Numa reação em cadeia, os movimentos políticos dos séculos XX, tentando adaptação à realidade, propõem o gigantismo do Estado, que nada mais é do que reencarnação dos antigos autocratas destronados que penalizam os mais talentosos, enfatizando a coletividade em detrimento da individualidade e um predomínio do grupo sobre a independência do pensamento e a autoconfiança. Nesta situação acontecem verdadeiros assassinatos aos indivíduos pelas pressões e valores do grupo sobre a razão. Fazem parte desta nova sociedade todos aqueles que jaziam afundados em um nível inferior e agora aparecem convertidos em parte da malta. O homem massificado torna-se perigoso por não pensar, por seu conformismo e uniformidade e, sobretudo, por abdicar da personalidade, permitindo aos demônios que jaziam adormecidos em todo ser humano vir à tona.

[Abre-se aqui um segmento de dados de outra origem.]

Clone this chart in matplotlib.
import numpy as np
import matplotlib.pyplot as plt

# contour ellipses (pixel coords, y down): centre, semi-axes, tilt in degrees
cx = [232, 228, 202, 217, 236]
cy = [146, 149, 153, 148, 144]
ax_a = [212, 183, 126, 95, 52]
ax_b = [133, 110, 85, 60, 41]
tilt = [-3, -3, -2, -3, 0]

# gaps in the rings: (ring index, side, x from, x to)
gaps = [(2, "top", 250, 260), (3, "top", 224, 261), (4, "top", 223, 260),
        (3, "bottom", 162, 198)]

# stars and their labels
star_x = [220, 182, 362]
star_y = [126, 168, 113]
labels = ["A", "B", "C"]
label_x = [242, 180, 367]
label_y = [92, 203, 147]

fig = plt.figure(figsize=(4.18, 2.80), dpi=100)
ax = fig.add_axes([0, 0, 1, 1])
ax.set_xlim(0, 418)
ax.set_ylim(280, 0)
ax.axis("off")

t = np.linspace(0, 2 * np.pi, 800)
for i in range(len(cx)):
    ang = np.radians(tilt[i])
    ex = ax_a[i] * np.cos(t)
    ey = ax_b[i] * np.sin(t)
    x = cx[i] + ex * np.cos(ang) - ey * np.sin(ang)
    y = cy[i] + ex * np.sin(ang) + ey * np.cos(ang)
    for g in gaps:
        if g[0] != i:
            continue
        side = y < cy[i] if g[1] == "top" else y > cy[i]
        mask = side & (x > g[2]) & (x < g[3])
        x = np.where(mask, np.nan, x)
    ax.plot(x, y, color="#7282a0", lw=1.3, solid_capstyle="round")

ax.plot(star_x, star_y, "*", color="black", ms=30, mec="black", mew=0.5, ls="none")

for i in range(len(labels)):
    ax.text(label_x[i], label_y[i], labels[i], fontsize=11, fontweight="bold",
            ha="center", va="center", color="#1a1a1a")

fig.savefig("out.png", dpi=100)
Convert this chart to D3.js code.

Em um episódio da série “Toma lá dá cá” nos surpreendemos com um diálogo entre a nova funcionária da casa e sua proprietária: “Eu poderia roubar, mas estou pedind posso levar este ‘baby doll’?”. Esta é uma típica pergunta que só permite uma resposta, sim! A descrição acima caracteriza a cultura baseado no direito ou direito absoluto sem os correspondentes deveres. Espera-se do Estado aquilo que individualmente não se pode alcançar abrindo a porta à psicologia de massa e à inumanidade. Toda organização em larga escala, incluindo o Estado, é um desastre. Apenas o homem individuado pode resistir ao Estado.